Scan the records for the string "that"; copy each line where it occurs.
# start of RECORDS TO USE
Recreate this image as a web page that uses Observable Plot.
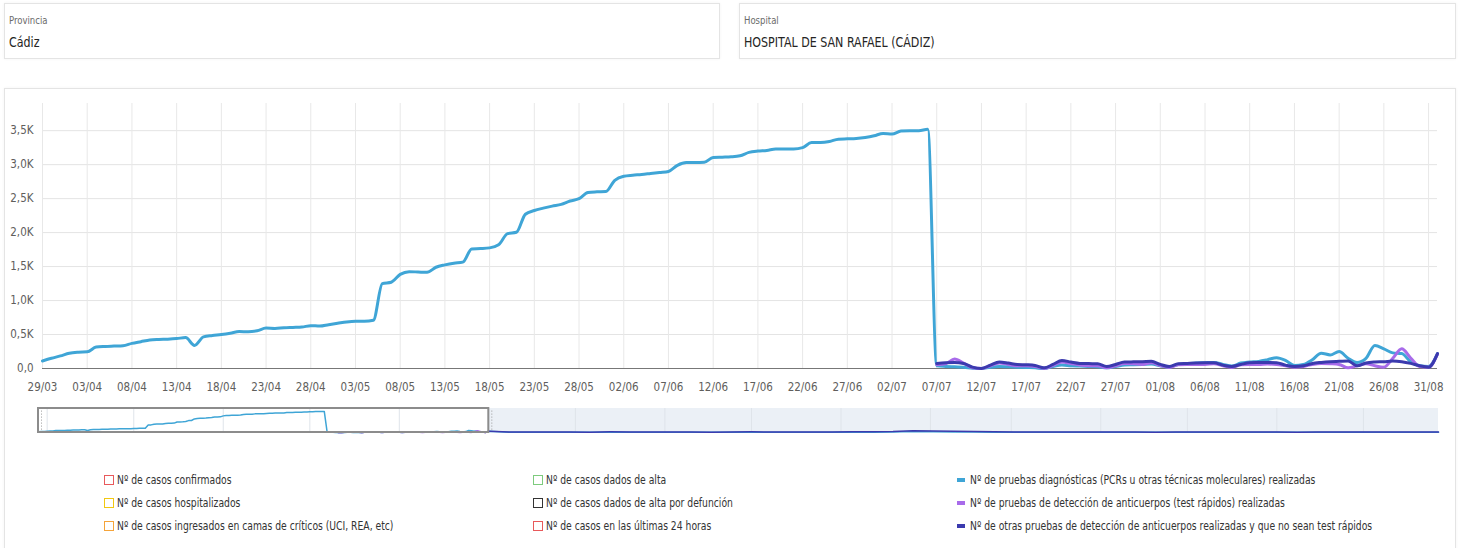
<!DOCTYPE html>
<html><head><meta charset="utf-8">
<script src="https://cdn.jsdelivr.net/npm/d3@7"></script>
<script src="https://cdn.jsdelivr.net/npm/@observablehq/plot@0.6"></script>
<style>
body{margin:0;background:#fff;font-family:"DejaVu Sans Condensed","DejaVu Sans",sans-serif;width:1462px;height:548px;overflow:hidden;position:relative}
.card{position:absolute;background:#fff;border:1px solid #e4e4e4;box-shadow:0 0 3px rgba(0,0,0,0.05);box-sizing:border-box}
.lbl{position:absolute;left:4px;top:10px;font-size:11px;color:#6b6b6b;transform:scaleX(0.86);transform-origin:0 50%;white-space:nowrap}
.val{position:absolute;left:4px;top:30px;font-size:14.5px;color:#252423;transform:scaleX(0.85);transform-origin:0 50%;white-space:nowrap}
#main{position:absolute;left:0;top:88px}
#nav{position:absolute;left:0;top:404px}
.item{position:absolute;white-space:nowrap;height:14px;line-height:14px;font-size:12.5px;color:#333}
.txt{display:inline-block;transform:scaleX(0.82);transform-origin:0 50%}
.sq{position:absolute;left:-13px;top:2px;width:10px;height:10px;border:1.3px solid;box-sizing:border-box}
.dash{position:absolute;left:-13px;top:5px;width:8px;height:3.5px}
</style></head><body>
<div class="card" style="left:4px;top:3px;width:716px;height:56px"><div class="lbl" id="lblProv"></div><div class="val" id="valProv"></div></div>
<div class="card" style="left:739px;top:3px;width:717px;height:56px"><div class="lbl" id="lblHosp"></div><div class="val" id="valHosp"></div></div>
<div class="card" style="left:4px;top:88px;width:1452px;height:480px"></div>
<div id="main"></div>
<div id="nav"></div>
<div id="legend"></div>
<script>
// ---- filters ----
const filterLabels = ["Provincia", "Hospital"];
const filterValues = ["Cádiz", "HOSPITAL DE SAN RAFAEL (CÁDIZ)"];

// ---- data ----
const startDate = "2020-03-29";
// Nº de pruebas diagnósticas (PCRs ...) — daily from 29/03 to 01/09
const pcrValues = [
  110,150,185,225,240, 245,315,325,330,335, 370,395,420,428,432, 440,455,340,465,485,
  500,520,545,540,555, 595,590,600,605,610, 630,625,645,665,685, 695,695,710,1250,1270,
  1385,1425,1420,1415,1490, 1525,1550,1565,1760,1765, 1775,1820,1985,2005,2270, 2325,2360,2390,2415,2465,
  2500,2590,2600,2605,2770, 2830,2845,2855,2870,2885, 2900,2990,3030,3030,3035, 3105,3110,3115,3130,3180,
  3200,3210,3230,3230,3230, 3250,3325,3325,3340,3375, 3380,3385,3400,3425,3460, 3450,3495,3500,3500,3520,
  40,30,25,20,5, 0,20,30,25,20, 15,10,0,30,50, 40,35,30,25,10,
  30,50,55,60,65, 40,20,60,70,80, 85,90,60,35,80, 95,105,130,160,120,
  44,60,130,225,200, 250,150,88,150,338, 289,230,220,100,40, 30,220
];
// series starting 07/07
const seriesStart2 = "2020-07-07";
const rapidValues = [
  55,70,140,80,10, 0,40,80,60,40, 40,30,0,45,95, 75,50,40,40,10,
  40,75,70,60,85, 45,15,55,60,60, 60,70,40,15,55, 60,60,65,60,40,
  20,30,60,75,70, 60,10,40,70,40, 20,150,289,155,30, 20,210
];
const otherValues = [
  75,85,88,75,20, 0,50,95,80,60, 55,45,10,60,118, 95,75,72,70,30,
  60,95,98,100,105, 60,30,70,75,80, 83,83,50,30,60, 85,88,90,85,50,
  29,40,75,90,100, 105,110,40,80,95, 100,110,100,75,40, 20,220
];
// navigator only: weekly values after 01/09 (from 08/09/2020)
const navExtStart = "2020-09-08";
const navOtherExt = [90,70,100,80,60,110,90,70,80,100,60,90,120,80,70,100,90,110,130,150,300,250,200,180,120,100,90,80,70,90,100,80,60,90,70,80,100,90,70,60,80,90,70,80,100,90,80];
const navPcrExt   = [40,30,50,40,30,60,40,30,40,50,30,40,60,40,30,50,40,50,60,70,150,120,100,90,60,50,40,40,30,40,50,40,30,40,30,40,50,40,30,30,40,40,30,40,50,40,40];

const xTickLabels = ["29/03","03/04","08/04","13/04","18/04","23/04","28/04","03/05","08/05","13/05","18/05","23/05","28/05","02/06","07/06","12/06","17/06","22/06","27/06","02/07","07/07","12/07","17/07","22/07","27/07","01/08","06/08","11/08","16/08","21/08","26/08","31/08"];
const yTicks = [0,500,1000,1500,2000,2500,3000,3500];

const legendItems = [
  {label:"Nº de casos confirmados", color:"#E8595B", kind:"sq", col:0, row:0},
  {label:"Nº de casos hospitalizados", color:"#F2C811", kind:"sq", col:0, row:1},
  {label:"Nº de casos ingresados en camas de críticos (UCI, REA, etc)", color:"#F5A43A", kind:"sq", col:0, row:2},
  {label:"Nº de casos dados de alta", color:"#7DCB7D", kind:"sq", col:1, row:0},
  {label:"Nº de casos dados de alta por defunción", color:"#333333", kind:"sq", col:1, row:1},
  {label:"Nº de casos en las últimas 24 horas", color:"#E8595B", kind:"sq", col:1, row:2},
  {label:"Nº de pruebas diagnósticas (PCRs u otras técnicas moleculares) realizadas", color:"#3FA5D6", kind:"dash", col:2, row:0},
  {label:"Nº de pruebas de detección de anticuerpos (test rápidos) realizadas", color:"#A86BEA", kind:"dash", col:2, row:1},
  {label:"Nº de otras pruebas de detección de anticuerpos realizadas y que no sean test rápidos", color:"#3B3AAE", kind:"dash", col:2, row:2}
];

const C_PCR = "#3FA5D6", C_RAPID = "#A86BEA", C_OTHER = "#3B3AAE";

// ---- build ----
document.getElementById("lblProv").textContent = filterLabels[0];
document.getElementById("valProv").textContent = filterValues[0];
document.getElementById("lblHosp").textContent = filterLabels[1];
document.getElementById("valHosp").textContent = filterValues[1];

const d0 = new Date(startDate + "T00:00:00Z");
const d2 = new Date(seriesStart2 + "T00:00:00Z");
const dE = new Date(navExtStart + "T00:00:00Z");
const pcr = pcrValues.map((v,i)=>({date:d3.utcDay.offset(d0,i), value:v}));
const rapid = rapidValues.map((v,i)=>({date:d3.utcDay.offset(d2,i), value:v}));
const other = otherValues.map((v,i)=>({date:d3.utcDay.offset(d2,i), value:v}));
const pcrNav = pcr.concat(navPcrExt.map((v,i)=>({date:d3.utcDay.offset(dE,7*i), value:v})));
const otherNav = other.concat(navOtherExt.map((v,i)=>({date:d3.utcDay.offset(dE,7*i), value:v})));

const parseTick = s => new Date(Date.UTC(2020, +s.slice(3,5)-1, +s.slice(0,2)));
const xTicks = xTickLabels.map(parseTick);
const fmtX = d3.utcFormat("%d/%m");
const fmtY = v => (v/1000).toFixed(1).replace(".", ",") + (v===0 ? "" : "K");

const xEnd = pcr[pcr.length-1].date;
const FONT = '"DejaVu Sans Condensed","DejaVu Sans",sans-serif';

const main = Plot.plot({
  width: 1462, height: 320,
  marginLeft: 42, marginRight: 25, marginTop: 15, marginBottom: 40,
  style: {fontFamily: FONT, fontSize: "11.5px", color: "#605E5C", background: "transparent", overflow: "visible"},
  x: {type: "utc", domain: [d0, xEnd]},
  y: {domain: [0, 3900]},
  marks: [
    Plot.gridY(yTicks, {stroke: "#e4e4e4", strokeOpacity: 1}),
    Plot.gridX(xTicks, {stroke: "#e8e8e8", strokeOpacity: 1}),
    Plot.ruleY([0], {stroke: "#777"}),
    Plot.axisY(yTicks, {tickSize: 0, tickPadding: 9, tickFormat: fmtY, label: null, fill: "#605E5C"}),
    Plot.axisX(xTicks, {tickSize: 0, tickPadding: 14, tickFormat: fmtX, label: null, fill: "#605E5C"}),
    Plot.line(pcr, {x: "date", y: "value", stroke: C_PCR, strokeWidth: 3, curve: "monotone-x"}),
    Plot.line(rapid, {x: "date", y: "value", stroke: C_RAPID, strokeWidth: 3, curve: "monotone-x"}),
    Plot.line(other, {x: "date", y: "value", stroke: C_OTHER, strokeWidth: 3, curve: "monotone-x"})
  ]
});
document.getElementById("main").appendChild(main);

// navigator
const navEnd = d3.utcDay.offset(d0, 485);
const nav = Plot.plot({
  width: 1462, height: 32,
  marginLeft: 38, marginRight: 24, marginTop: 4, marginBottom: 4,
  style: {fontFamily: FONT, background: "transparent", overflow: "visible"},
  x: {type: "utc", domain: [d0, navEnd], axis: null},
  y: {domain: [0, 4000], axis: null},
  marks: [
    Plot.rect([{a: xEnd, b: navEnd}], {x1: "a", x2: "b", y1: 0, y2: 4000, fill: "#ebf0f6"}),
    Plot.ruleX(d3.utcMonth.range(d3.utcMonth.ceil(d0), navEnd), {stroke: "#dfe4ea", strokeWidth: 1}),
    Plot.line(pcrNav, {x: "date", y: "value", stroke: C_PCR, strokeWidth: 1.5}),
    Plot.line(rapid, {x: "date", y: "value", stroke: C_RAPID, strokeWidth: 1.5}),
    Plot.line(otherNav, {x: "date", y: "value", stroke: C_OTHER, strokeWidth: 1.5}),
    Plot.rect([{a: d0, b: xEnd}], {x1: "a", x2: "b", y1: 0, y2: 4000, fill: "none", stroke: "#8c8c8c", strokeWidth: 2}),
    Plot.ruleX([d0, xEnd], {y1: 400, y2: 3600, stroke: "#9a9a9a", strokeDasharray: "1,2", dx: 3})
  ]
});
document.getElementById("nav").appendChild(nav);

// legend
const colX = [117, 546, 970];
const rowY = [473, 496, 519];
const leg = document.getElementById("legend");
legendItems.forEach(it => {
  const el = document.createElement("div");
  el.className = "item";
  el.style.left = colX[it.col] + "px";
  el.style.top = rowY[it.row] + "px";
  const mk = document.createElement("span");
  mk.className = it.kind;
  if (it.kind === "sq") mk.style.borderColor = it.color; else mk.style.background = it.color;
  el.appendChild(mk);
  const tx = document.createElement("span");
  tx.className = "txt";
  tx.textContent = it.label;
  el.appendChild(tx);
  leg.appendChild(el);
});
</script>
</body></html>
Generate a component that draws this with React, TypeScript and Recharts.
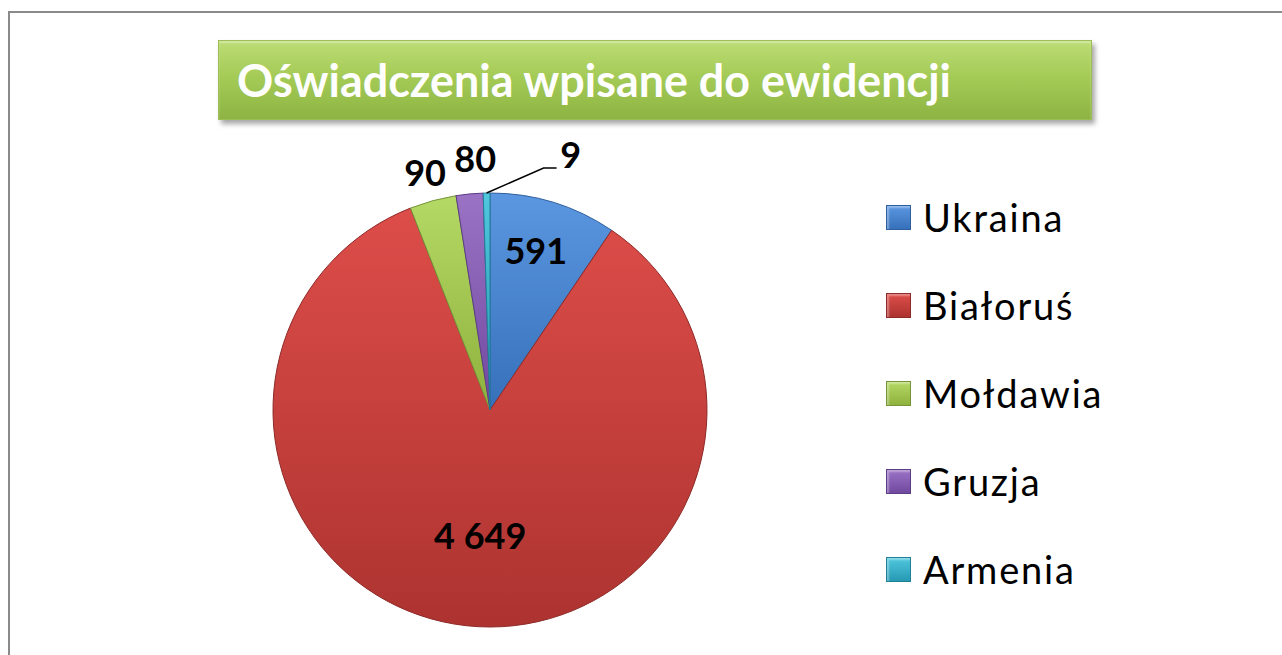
# end of RECORDS TO USE
> [RESPONSE BELOW]:
Recreate this image as a web page that uses Observable Plot.
Generate a component that draws this with React, TypeScript and Recharts.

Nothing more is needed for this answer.